Types of Identity Theft
- Collecting Your Personal Data: One way scammers can get your information is by simply prowling job search sites. Most job search sites allow users to post their resumes publicly so that companies can search through resumes and contact potential candidates. A fraudulent company can easily search through these resumes and collect any personal information listed, including your name, address, phone number, email, and (if you list it) Social Security number and driver’s license number. With this information, scammers can set up bank accounts in your name and potentially access your own accounts. When you post your resume online it's important to check the privacy settings on the site where you list and to be sure the site itself is legitimate.
- Fake Job Listings: Other scammers list fraudulent job openings on job boards and other job search sites. Before offering you the job or even meeting with you in person, they will ask you for either your bank account number (under the guise that they will be paying you by direct deposit), a copy of your utility bill (which contains your bank account information) or a background check. They will then use this information to access your account or set up an account under your name.
- Direct Email: Some scammers will contact you directly. They will often email you directly pretending to be a contact from a legitimate job site. These scammers may even offer you a job you can't remember applying for and you probably didn't apply for it. Often, it is a job that seems too good to be true, such as a work-from-home job or a job in an exotic, far-away location. Like the scammers on job search sites, they will ask you for personal information, such as your bank account or PayPal account number.
- Unemployment Scams: With this type of scam, the scammer will offer to file for unemployment for you, even though you are the only person who can file an unemployment claim. Scam unemployment websites collect your personal information to use for fraudulent purposes including identity theft and collecting your personal information to sell you products or services.
What Happens Once Your Identity is Stolen
In all of these cases, these scammers will access your personal information and use it to steal money from your personal bank account or establish another one in your name. This information can also be used for credit card fraud and even for getting loans or financing purchases in your name.
How to Protect Yourself From Identity Theft
Don’t let the scammers scare you away from online job searching. Instead, you can simply take a few precautions to ensure that your personal information does not fall into the wrong hands.
- Keep Your Job Search Separate: Keep your job search as separate from your personal and professional life as possible. When signing up for a job search site, create a username and password that differ from those you use on other accounts (your email, bank account, etc.). You may also want to create an email address that is just for job searching. Some people even get a post office box and list that number on their resume instead of their home address. To protect your home phone number, you may also consider getting a temporary cell phone to list on resumes and to use for phone interviews. However, because cell phone numbers are generally unlisted, you should feel relatively safe listing your cell phone number on a resume.

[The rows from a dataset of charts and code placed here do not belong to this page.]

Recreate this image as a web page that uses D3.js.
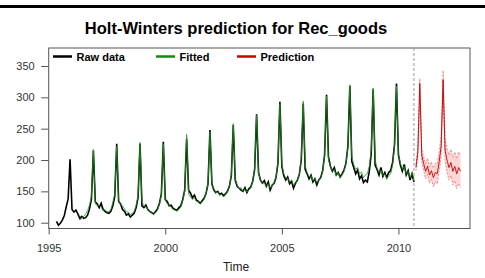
<!DOCTYPE html>
<html>
<head>
<meta charset="utf-8">
<script src="https://cdn.jsdelivr.net/npm/d3@7"></script>
<style>
  body { margin: 0; background: #fff; }
  svg { display: block; font-family: "Liberation Sans", Arial, sans-serif; }
</style>
</head>
<body>
<svg width="485" height="278"></svg>
<script>
// monthly series, one row per year
var rawStart = 1995 + 4 / 12; // May 1995
var rawValues = [
  102, 96, 99, 104, 111, 125, 138, 201,
  121, 117, 120, 114, 107, 110, 107, 108, 112, 122, 138, 215,
  133, 130, 124, 131, 121, 118, 116, 115, 118, 127, 142, 226,
  134, 130, 121, 118, 112, 114, 109, 112, 115, 124, 140, 226,
  127, 124, 128, 121, 118, 116, 114, 118, 122, 131, 146, 229,
  137, 134, 127, 128, 123, 121, 120, 124, 127, 137, 152, 234,
  152, 147, 140, 144, 136, 134, 131, 135, 139, 147, 162, 248,
  162, 152, 148, 150, 145, 147, 143, 146, 150, 158, 175, 256,
  168, 158, 155, 152, 150, 156, 148, 154, 157, 166, 185, 273,
  180, 168, 163, 167, 158, 165, 152, 160, 163, 172, 195, 293,
  190, 175, 168, 173, 162, 166, 155, 163, 168, 177, 200, 290,
  185, 178, 170, 176, 165, 170, 160, 168, 172, 183, 208, 304,
  205, 190, 182, 188, 176, 180, 173, 178, 184, 195, 222, 318,
  198, 188, 178, 184, 170, 175, 164, 168, 165, 182, 210, 313,
  192, 185, 176, 188, 174, 180, 172, 180, 183, 196, 225, 322,
  208, 192, 182, 193, 176, 183, 168, 178, 165
];

var fittedStart = 1996 + 4 / 12; // May 1996
var fittedValues = [
  104, 107, 110, 114, 119, 128, 142, 217,
  130, 127, 128, 125, 119, 121, 117, 118, 121, 132, 146, 222,
  135, 129, 127, 122, 117, 117, 113, 115, 118, 128, 143, 228,
  133, 127, 125, 122, 117, 117, 114, 116, 120, 129, 145, 226,
  136, 130, 129, 124, 121, 120, 118, 121, 125, 135, 150, 241,
  146, 141, 137, 140, 134, 133, 130, 134, 137, 147, 163, 245,
  160, 154, 148, 149, 144, 145, 141, 145, 149, 158, 176, 258,
  170, 160, 154, 156, 150, 153, 149, 152, 156, 166, 187, 271,
  179, 168, 163, 164, 158, 162, 155, 159, 164, 173, 196, 290,
  192, 178, 171, 171, 165, 168, 160, 163, 168, 177, 203, 294,
  192, 180, 173, 175, 167, 170, 164, 167, 172, 182, 207, 302,
  200, 190, 182, 185, 175, 180, 172, 176, 182, 194, 220, 320,
  205, 193, 185, 188, 178, 181, 172, 176, 178, 190, 216, 315,
  200, 188, 180, 184, 175, 178, 170, 175, 178, 192, 222, 318,
  210, 195, 185, 190, 178, 182, 172, 178, 172
];

var predStart = 2010 + 9 / 12; // Oct 2010
var predValues = [188, 212, 322, 208, 194, 182, 190, 176, 183, 172, 180, 178,
                  198, 222, 328, 216, 200, 188, 196, 182, 190, 178, 188, 182];
var predUpper  = [193, 219, 330, 218, 205, 194, 203, 189, 197, 187, 195, 194,
                  214, 239, 343, 234, 219, 208, 217, 204, 213, 202, 213, 208];
var predLower  = [183, 205, 313, 198, 183, 170, 177, 163, 169, 157, 165, 162,
                  182, 205, 311, 198, 181, 168, 175, 160, 167, 154, 163, 156];

var cutTime = 2010 + 8 / 12; // last observed month
var xTicks = [1995, 2000, 2005, 2010];
var yTicks = [100, 150, 200, 250, 300, 350];
var legendNames = ["Raw data", "Fitted", "Prediction"];
var legendColors = ["#000000", "#118a11", "#cc0000"];

// turn a flat monthly list into {t, v}
function toSeries(start, vals) {
  return vals.map(function (v, i) { return { t: start + i / 12, v: v }; });
}
var raw = toSeries(rawStart, rawValues);
var fitted = toSeries(fittedStart, fittedValues);
var pred = predValues.map(function (v, i) {
  return { t: predStart + i / 12, v: v, hi: predUpper[i], lo: predLower[i] };
});

var svg = d3.select("svg");
// plot box (window.top is reserved, so no plain "top")
var boxL = 48.7, boxR = 470, boxT = 48, boxB = 228.5;

var x = d3.scaleLinear().domain([1995, 2013.07]).range([boxL, boxR]);
var y = d3.scaleLinear().domain([90.75, 378.7]).range([boxB, boxT]);

// top rule of the image
svg.append("rect").attr("x", 0).attr("y", 5).attr("width", 485).attr("height", 3).attr("fill", "#000");

// title
svg.append("text")
  .attr("x", 236).attr("y", 34)
  .attr("text-anchor", "middle")
  .attr("font-size", 16.5).attr("font-weight", "bold")
  .text("Holt-Winters prediction for Rec_goods");

// axes
var yAxis = d3.axisLeft(y).tickValues(yTicks).tickSize(7.5).tickPadding(6.5);
var gy = svg.append("g").attr("transform", "translate(" + boxL + ",0)").call(yAxis);
var xAxis = d3.axisBottom(x).tickValues(xTicks).tickFormat(d3.format("d")).tickSize(6).tickPadding(9.5);
var gx = svg.append("g").attr("transform", "translate(0," + boxB + ")").call(xAxis);
[gx, gy].forEach(function (g) {
  g.select(".domain").remove();
  g.selectAll("line").attr("stroke", "#555");
  g.selectAll("text").attr("font-size", 11).attr("fill", "#333")
    .attr("font-family", "'Liberation Sans', Arial, sans-serif");
});

svg.append("text")
  .attr("x", 236).attr("y", 271)
  .attr("text-anchor", "middle").attr("font-size", 12).attr("fill", "#222")
  .text("Time");

// box
svg.append("rect")
  .attr("x", boxL).attr("y", boxT)
  .attr("width", boxR - boxL).attr("height", boxB - boxT)
  .attr("fill", "none").attr("stroke", "#555").attr("stroke-width", 1);

var line = d3.line().x(function (d) { return x(d.t); }).y(function (d) { return y(d.v); });

// prediction band
var area = d3.area()
  .x(function (d) { return x(d.t); })
  .y0(function (d) { return y(d.lo); })
  .y1(function (d) { return y(d.hi); });
svg.append("path").datum(pred).attr("d", area).attr("fill", "rgba(255,0,0,0.16)");
svg.append("path").datum(pred)
  .attr("d", d3.line().x(function (d) { return x(d.t); }).y(function (d) { return y(d.hi); }))
  .attr("fill", "none").attr("stroke", "#f07070").attr("stroke-width", 0.8).attr("stroke-dasharray", "2,1.5");
svg.append("path").datum(pred)
  .attr("d", d3.line().x(function (d) { return x(d.t); }).y(function (d) { return y(d.lo); }))
  .attr("fill", "none").attr("stroke", "#f07070").attr("stroke-width", 0.8).attr("stroke-dasharray", "2,1.5");

svg.append("path").datum(raw).attr("d", line)
  .attr("fill", "none").attr("stroke", "#000").attr("stroke-width", 1.6);
svg.append("path").datum(fitted).attr("d", line)
  .attr("fill", "none").attr("stroke", "#1a9a1a").attr("stroke-width", 0.8);
svg.append("path").datum(pred).attr("d", line)
  .attr("fill", "none").attr("stroke", "#c00000").attr("stroke-width", 0.9);

// split between data and prediction
svg.append("line")
  .attr("x1", x(cutTime)).attr("x2", x(cutTime))
  .attr("y1", boxT).attr("y2", boxB)
  .attr("stroke", "#999").attr("stroke-dasharray", "3,2");

// legend
var legendX = [53, 156, 237];
legendNames.forEach(function (name, i) {
  svg.append("line")
    .attr("x1", legendX[i]).attr("x2", legendX[i] + 19)
    .attr("y1", 56.5).attr("y2", 56.5)
    .attr("stroke", legendColors[i]).attr("stroke-width", 2.5);
  svg.append("text")
    .attr("x", legendX[i] + 23.5).attr("y", 60.5)
    .attr("font-size", 11).attr("font-weight", "bold")
    .text(name);
});
</script>
</body>
</html>
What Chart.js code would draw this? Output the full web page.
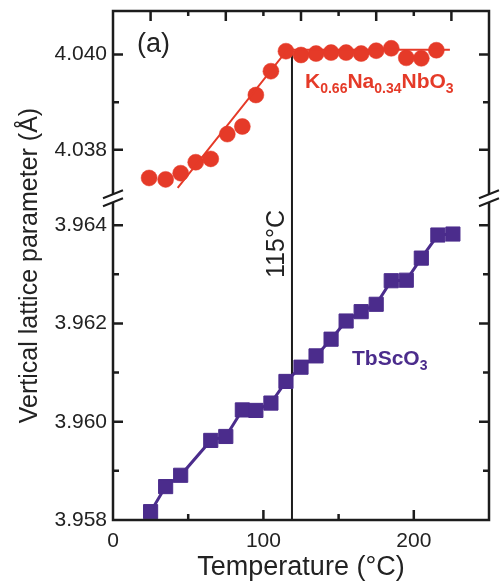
<!DOCTYPE html>
<html>
<head>
<meta charset="utf-8">
<script src="https://cdn.jsdelivr.net/npm/chart.js@4.4.1/dist/chart.umd.min.js"></script>
<style>
  html, body { margin: 0; padding: 0; background: #fff; }
</style>
</head>
<body>
<canvas id="latticeChart" width="503" height="588"></canvas>
<script>
// K0.66Na0.34NbO3 film (upper panel)
const knnTemp = [24, 35, 45, 55, 65, 76, 86, 95, 105, 115, 125, 135, 145, 155, 165, 175, 185, 195, 205, 215];
const knnLattice = [4.03741, 4.03738, 4.03751, 4.03774, 4.03781, 4.03833, 4.03849, 4.03915, 4.03965, 4.04007,
                    4.03999, 4.04002, 4.04004, 4.04004, 4.04002, 4.04008, 4.04013, 4.03993, 4.03992, 4.04009];
// straight-line guide through the KNN points
const knnFitTemp = [43, 116, 224];
const knnFitLattice = [4.0372, 4.0401, 4.0401];

// TbScO3 substrate (lower panel)
const tsoTemp = [25, 35, 45, 65, 75, 86, 95, 105, 115, 125, 135, 145, 155, 165, 175, 185, 195, 205, 216, 226];
const tsoLattice = [3.95817, 3.95868, 3.95891, 3.95962, 3.95970, 3.96024, 3.96023, 3.96038, 3.96082, 3.96111,
                    3.96134, 3.96168, 3.96205, 3.96224, 3.96239, 3.96287, 3.96288, 3.96333, 3.96380, 3.96382];

const transitionTemp = 119;
const transitionLabel = '115°C';
const topTickTemps = [25, 50, 75, 100, 125, 150, 175, 200, 225];

const RED = '#e53a28';
const PURPLE = '#4b2c8c';
const INK = '#1c1c1c';
const FONT = '"Liberation Sans", Arial, Helvetica, sans-serif';

function toPoints(xs, ys) {
  return xs.map((t, i) => ({ x: t, y: ys[i] }));
}

function milli(v) { return Math.round(v * 1000); }

function noPad(s) {
  s.paddingTop = 0; s.paddingBottom = 0; s.paddingLeft = 0; s.paddingRight = 0;
}

// frame, inward ticks, axis breaks, transition line and text labels
const decor = {
  id: 'decor',
  beforeDatasetsDraw(chart) {
    const ctx = chart.ctx;
    const x = chart.scales.x, yTop = chart.scales.yTop, yBot = chart.scales.yBot;
    const px = x.getPixelForValue(transitionTemp);
    ctx.save();
    ctx.strokeStyle = INK;
    ctx.lineWidth = 2;
    ctx.beginPath();
    ctx.moveTo(px, yTop.getPixelForValue(4.0400));
    ctx.lineTo(px, yBot.getPixelForValue(yBot.min));
    ctx.stroke();
    ctx.restore();
  },
  afterDraw(chart) {
    const ctx = chart.ctx;
    const a = chart.chartArea;
    const x = chart.scales.x, yTop = chart.scales.yTop, yBot = chart.scales.yBot;
    ctx.save();
    ctx.strokeStyle = INK;
    ctx.lineWidth = 2.5;
    ctx.strokeRect(a.left, a.top, a.right - a.left, a.bottom - a.top);

    // ticks on x (bottom every 50, top every 25)
    ctx.lineWidth = 2.5;
    ctx.beginPath();
    x.ticks.forEach(t => {
      if (t.value <= x.min || t.value >= x.max) return;
      const p = x.getPixelForValue(t.value);
      const len = t.value % 100 === 0 ? 10 : 6;
      ctx.moveTo(p, a.bottom); ctx.lineTo(p, a.bottom - len);
    });
    topTickTemps.forEach(v => {
      const p = x.getPixelForValue(v);
      const len = (v / 25) % 2 === 1 ? 10 : 5;
      ctx.moveTo(p, a.top); ctx.lineTo(p, a.top + len);
    });
    // ticks on both y scales, mirrored left and right
    [yTop, yBot].forEach(s => {
      s.ticks.forEach(t => {
        const m = milli(t.value);
        if (Math.abs(t.value * 1000 - m) > 1e-6) return;
        const p = s.getPixelForValue(t.value);
        if (p < s.top + 3 || p > s.bottom - 3) return;
        const len = m % 2 === 0 ? 10 : 6;
        ctx.moveTo(a.left, p); ctx.lineTo(a.left + len, p);
        ctx.moveTo(a.right, p); ctx.lineTo(a.right - len, p);
      });
    });
    ctx.stroke();

    // axis breaks
    const yb = yTop.bottom;
    [a.left, a.right].forEach(ax => {
      ctx.fillStyle = '#fff';
      ctx.fillRect(ax - 3, yb - 4, 6, 8);
      ctx.strokeStyle = INK;
      ctx.lineWidth = 2;
      ctx.beginPath();
      [-4, 4].forEach(d => {
        ctx.moveTo(ax - 10, yb + d + 4);
        ctx.lineTo(ax + 10, yb + d - 4);
      });
      ctx.stroke();
    });

    // texts
    ctx.fillStyle = '#222';
    ctx.textBaseline = 'middle';
    ctx.textAlign = 'left';
    ctx.font = '27px ' + FONT;
    ctx.fillText('(a)', a.left + 24, 45);

    ctx.textAlign = 'center';
    ctx.fillText('Temperature (°C)', (a.left + a.right) / 2, 568);

    ctx.save();
    ctx.translate(30, (a.top + a.bottom) / 2);
    ctx.rotate(-Math.PI / 2);
    ctx.font = '25px ' + FONT;
    ctx.fillText('Vertical lattice parameter (Å)', 0, 0);
    ctx.restore();

    ctx.save();
    ctx.translate(x.getPixelForValue(transitionTemp) - 15, 244);
    ctx.rotate(-Math.PI / 2);
    ctx.font = '25px ' + FONT;
    ctx.fillText(transitionLabel, 0, 0);
    ctx.restore();

    // chemical formulas with subscripts
    drawFormula(ctx, [['K', 0], ['0.66', 1], ['Na', 0], ['0.34', 1], ['NbO', 0], ['3', 1]], 305, 88, RED);
    drawFormula(ctx, [['TbScO', 0], ['3', 1]], 352, 365, PURPLE);
    ctx.restore();
  }
};

function drawFormula(ctx, parts, x0, base, color) {
  ctx.save();
  ctx.fillStyle = color;
  ctx.textAlign = 'left';
  ctx.textBaseline = 'alphabetic';
  let cx = x0;
  parts.forEach(([txt, sub]) => {
    ctx.font = 'bold ' + (sub ? 14 : 21) + 'px ' + FONT;
    ctx.fillText(txt, cx, sub ? base + 5 : base);
    cx += ctx.measureText(txt).width;
  });
  ctx.restore();
}

const yTickOpts = {
  stepSize: 0.001,
  includeBounds: false,
  autoSkip: false,
  padding: 6,
  color: '#222',
  font: { size: 21, family: FONT },
  callback: v => (milli(v) % 2 === 0 ? v.toFixed(3) : '')
};

new Chart(document.getElementById('latticeChart'), {
  type: 'scatter',
  data: {
    datasets: [
      {
        label: 'TbScO3',
        data: toPoints(tsoTemp, tsoLattice),
        yAxisID: 'yBot',
        showLine: true,
        borderColor: PURPLE,
        borderWidth: 3,
        pointStyle: 'rect',
        pointRadius: 10,
        pointBorderWidth: 1,
        pointBackgroundColor: PURPLE,
        pointBorderColor: PURPLE
      },
      {
        label: 'KNN fit',
        data: toPoints(knnFitTemp, knnFitLattice),
        yAxisID: 'yTop',
        showLine: true,
        borderColor: RED,
        borderWidth: 2,
        pointRadius: 0
      },
      {
        label: 'K0.66Na0.34NbO3',
        data: toPoints(knnTemp, knnLattice),
        yAxisID: 'yTop',
        showLine: false,
        pointStyle: 'circle',
        pointRadius: 8,
        pointBorderWidth: 0.5,
        pointBackgroundColor: RED,
        pointBorderColor: RED
      }
    ]
  },
  options: {
    responsive: false,
    devicePixelRatio: 1,
    animation: false,
    layout: { padding: { top: 9, right: 14, left: 0, bottom: 0 } },
    plugins: { legend: { display: false }, tooltip: { enabled: false } },
    scales: {
      x: {
        type: 'linear',
        position: 'bottom',
        min: 0,
        max: 250,
        grid: { display: false, drawTicks: false },
        border: { display: false },
        ticks: {
          stepSize: 50,
          autoSkip: false,
          maxRotation: 0,
          padding: 9,
          color: '#222',
          font: { size: 21, family: FONT },
          callback: v => (v % 100 === 0 && v < 250 ? String(v) : '')
        },
        afterFit: s => { s.height = 68; noPad(s); }
      },
      yBot: {
        type: 'linear',
        position: 'left',
        stack: 'lattice',
        stackWeight: 323,
        min: 3.958,
        max: 3.964548,
        grid: { display: false, drawTicks: false },
        border: { display: false },
        ticks: yTickOpts,
        afterFit: s => { s.width = 113; noPad(s); }
      },
      yTop: {
        type: 'linear',
        position: 'left',
        stack: 'lattice',
        stackWeight: 188,
        min: 4.036984,
        max: 4.040913,
        grid: { display: false, drawTicks: false },
        border: { display: false },
        ticks: yTickOpts,
        afterFit: s => { s.width = 113; noPad(s); }
      }
    }
  },
  plugins: [decor]
});
</script>
</body>
</html>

- Use Privacy Settings: A number of job search sites allow you to limit the information you share with employers. Monster.com, for example, allows you to hide your contact information, current company name, and references from employers. Interested employers can contact you via a confidential Monster.com email address. Only when you decide to apply for the position is this information made available to the company. For even further privacy, Monster.com allows you to make your resume completely private. Employers cannot search for your resume, but you can search for job listings and send out resumes yourself. Many job search sites have similar privacy policies. However, keep in mind that, the more privacy settings you set, the fewer chances you have of interested employers finding your resume.
- Limit The Personal Information You Share With Employers: Never include your date of birth, Social Security number, driver’s license number, bank account number, or credit card number on your resume or cover letter. You may not want to list your home address on your resume, or only list part of it. Do not share this information with any company until you have met in person, interviewed with the employer, and been offered a position in writing.
- Keep Track of Where You Post Your Resume: Scammers may email you and state that they saw your resume on a certain job site. Often, they are lying. Keep track of the job search sites on which you actually do post your resume so you can avoid this common scam. Even if you have posted your resume on the site, check to make sure the company is legitimate. Don't respond until you have double-checked that both the position and the company are legitimate. Some scammers use real company names but post fake jobs. Here's how to check out jobs and employers.
- Verify That the Company is Legitimate: Many of these fraudulent companies appear legitimate; they may have a logo or even take their name from an actual company. If you're not sure, call the company or visit the office to verify that any company that contacts you is legitimate.
- Trust Your Gut: If you see a job listing or receive an email that seems suspicious, trust your instincts and do not apply for the position. Sometimes, you may just have the feeling that something doesn't seem right. If you have any doubt, trash the email and forget about applying for the job.
Scam Warning Signs
It can be difficult to tell the difference between scams and legitimate job sites and job openings, especially when it comes to work-at-home jobs. Here are scam warning signs to watch for and how to spot a scam.
What To Do If Your Identity is Stolen
Sometimes, you can do all the right things to protect your identity, but you can still get scammed. As I mentioned, some of these scams are very sophisticated and it can be hard to tell that they are not real.
If your identity is stolen, close any accounts you believe have been tampered with. Place a fraud alert on your credit report, and review your credit report for any recent changes to your personal information. File a report with local police, and continue to periodically review your credit report.